AUSTIN, Texas — The Reserve Organization of America is asking that the governor of Texas step in to help a retired Army Reservist who said he was forced out of his job with state’s highway patrol because of an illness caused by toxic exposure during a deployment to Iraq.
“Le Roy Torres has given so much, returned from war terribly impaired by his service, and in return has been treated so shabbily,” retired Army Maj. Gen. Jeffrey Phillips, executive director of the Reserve Organization of America, known as ROA, wrote to Gov. Greg Abbott on Nov. 1.
“I think you can do something about this to make it right, and I respectfully and urgently ask that you act,” Phillips wrote.
The letter asks for Abbott to correct Torres’ “abandonment by the state government” after the veteran returned from deployment in 2008 and could no longer perform his job as a state trooper because of his service-connected disability. The governor’s office has yet to respond, Phillips said. An inquiry to Abbott’s office regarding the letter was not answered.
In the years after returning from Iraq in 2008, Torres was diagnosed with constrictive bronchiolitis and a toxic brain injury. The illnesses stem from exposure to toxic fumes from a massive 10-acre burn pit at Camp Anaconda in Balad, Iraq, where Torres, then a captain in the Army Reserve, was stationed for one year.
“This letter is not just about Le Roy, but about the hundreds of thousands of Reservists suffering this injustice,” said Rosie Torres, Le Roy Torres’s wife.
In a lawsuit Torres filed against the Texas Department of Public Safety in 2017, he said that he was forced to resign from his job patrolling highways because of his service-related illness. Though he could no longer work as a trooper, he was, at that time, capable of performing other jobs with the department.
The lawsuit, which claims the state violated Torres’ rights under the Uniformed Services Employment and Reemployment Rights Act, is pending with the Texas Supreme Court.
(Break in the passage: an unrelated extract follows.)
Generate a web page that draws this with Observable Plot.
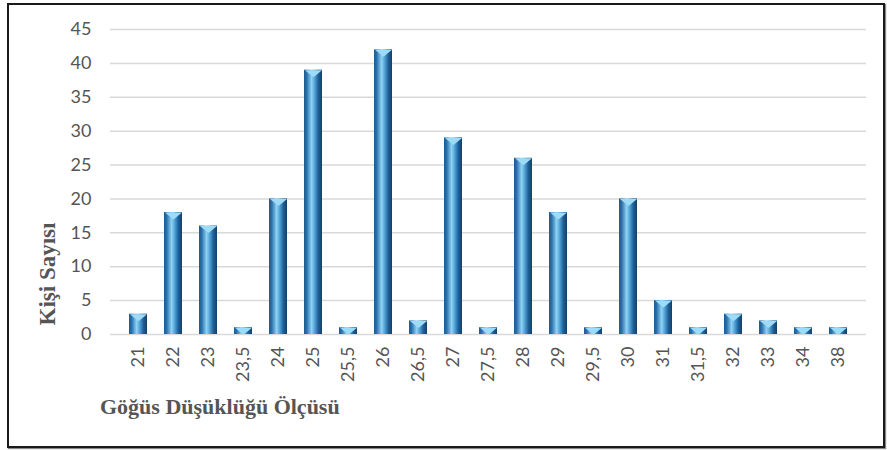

The state contends that the suit should be thrown out because Texas has sovereign immunity against private damage suits unless Congress has waived its immunity. Without that waiver, only the U.S. government can sue the state for a federal law, not a citizen.
Two filing deadlines remain for the lawsuit before a hearing can be scheduled in early 2020, said Brian Lawler, Torres’ attorney.
While the letter is written about one specific veteran, Torres’ story of going to war and coming home injured is common, Phillips said. He decided to ask for help for Torres, because Phillips spent 17 years living in Texas and has been working on the issue of battlefield toxins since he was an appointee in the George W. Bush administration.
“The narrative is out there — unfortunately, a multigenerational narrative that the government, and particularly its bureaucracy, may not serve you if you come back less than whole,” Phillips said. “Anything that can erode or weaken that narrative I think honors the will of the American people and helps strengthen our military and our defense, because people will be more likely to serve.”
Torres and his wife founded the nonprofit Burn Pits 360 and are strong advocates of veterans facing illness from burn pit exposure. Still, they have faced their share of challenges. The letter describes to the governor Le Roy Torres’s struggles with finances, depression and suicidal ideations.
“If we should awake to find him gone, whom shall we blame?” Phillips wrote in closing of his letter.